I figured if Black Friday is going to be a thing now, I might as well start designing a line of greeting cards. We’re kicking ourselves, though, since we didn’t start looking for a goat to sacrifice to the Dark Lord until Monday, and every place we called was sold out. We’re going to have to make do with a chicken.
I agree that the fact it has no religious component gives it a leg up on my list of holidays.
I consider this year’s get-together a success. There was absolutely no politics or religion discussed. And the holiday also fell on my grandma’s 99th birthday. So we all had a very good time combining the celebrations.
Have to say, though, that I do not look forward to Christmas. I just want it to be over already.
Oh, one more thing that made the day very special.
Baltimore 22
Pittsburgh 20
Steelers go down!!
Yeah, but did you see what happened here in Packerland? They went down 40-10.
Yeah, that was ugly. The Pack without Aaron Rodgers is a shell of a team.
I like the whole premise. Get with your extended family and spend a day or two just being thankful for the time you have together. It’s a shame it isn’t like that for everybody, or even every year for those who get to experience it. I personally haven’t been to a thanksgiving gathering that was worth a crap since probably the early 80s, but at least we had some good ones.
We just had our last family gathering where Madame and I could guarantee that all of our offspring would be with us. The days when we might be able to spend the day with the elder members of the extended family are rapidly coming to a close as well. Over the decades we’ve experimented with variations in meal preparation (there is a great deal of peer pressure regarding what is supposed to be the “right” way to do Thanksgiving, and I especially come from a long line of nonconformists, as it turns out).
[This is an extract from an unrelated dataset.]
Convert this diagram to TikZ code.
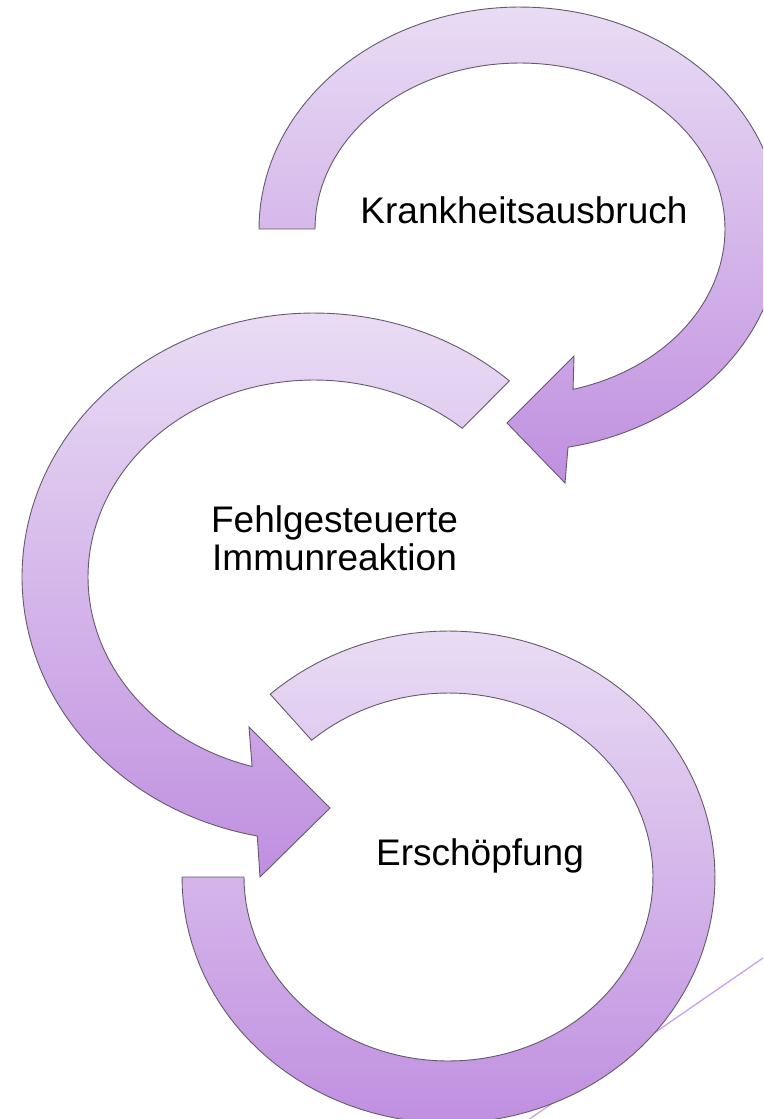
\documentclass[tikz,border=0pt]{standalone}
\usepackage{fontspec}
\setmainfont{Liberation Sans}
\definecolor{ringtop}{RGB}{233,220,244}
\definecolor{ringbot}{RGB}{192,143,224}
\definecolor{ringline}{RGB}{100,90,108}
\definecolor{accentline}{RGB}{200,160,235}
\tikzset{
  ring/.style={top color=ringtop, bottom color=ringbot, draw=ringline, line width=0.9pt, line join=miter},
  label/.style={inner sep=0pt, font=\fontsize{37}{38}\selectfont, text=black}
}
\begin{document}
\begin{tikzpicture}[x=1pt, y=-1pt]
\useasboundingbox (0,0) rectangle (763,1119);
\clip (0,0) rectangle (763,1119);
% thin accent line behind the bottom ring
\coordinate (la) at (763,958);
\coordinate (lb) at (528,1120);
\draw[accentline, line width=1.3pt] (la) -- (lb);
% bottom ring (Erschoepfung)
\path[ring] plot[domain=228:540, samples=120, variable=\t] ({448.5+266.5*cos(\t)},{877+246*sin(\t)})
  -- plot[domain=540:228, samples=120, variable=\t] ({448.5+204.5*cos(\t)},{877+184*sin(\t)}) -- cycle;
% middle ring (Fehlgesteuerte Immunreaktion)
\path[ring] plot[domain=312:101.2, samples=120, variable=\t] ({314+292*cos(\t)},{577+264*sin(\t)})
  -- (260,877) -- (330,808) -- (249,727)
  -- plot[domain=105.9:311, samples=120, variable=\t] ({314+226*cos(\t)},{577+197*sin(\t)}) -- cycle;
% top ring (Krankheitsausbruch)
\path[ring] plot[domain=180:439.4, samples=120, variable=\t] ({520+261*cos(\t)},{229+222*sin(\t)})
  -- (565,483) -- (507,423) -- (574,356)
  -- plot[domain=435:180, samples=120, variable=\t] ({520+205*cos(\t)},{229+166*sin(\t)}) -- cycle;
% labels
\node[label, anchor=base] (krank) at (524,223) {Krankheitsausbruch};
\node[label, anchor=base, align=center] (immun) at (334.5,570) {Fehlgesteuerte\\Immunreaktion};
\node[label, anchor=base] (ersch) at (480,865) {Erschöpfung};
\end{tikzpicture}
\end{document}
We also have a lot of good, spirited conversation on any of a number of topics. We love to debate, and rather than football we might prefer to put on some Brit comedies.
I learned from my parents many years ago to accept that the narrative upon which the holiday is based is pure and utter bullshit. Maybe that makes us “uptight and boring” (and also wondering if a subset of the prog bloggers have way too much leftover pie to throw). I’d like to think that it means I and my extended family view the holiday with open eyes.
The thing is, Thanksgiving is no more a whitewashing of the genocide than anything else we do. I totally agree that Americans need to know American history as it really happened, but there are less obnoxious ways to raise the issue.
Precisely. Thank you.
The only commercial interests that have successfully subverted Thanksgiving are grocery stores and restaurants. Event the Thanksgiving Day greeting cards fall kinda flat. And school supply stores don’t make much out of the pilgrim and pumpkin cutouts.
Now, there’s something to be thankful for.
Thanksgiving can be about drunk uncles, traffic, commercializations, genocide, or whatever you want to make it.
But if you can find the gratitude to be thankful for something, anything despite how f’d up your life or the world around you might be, then this holiday was meant for you.
It is a day to put the crap aside and give thanks to the higher power of you choosing for even the smallest little joys in our lives.
Pilgrims and Europeans are hardly perfect. Who is? But that was never the point.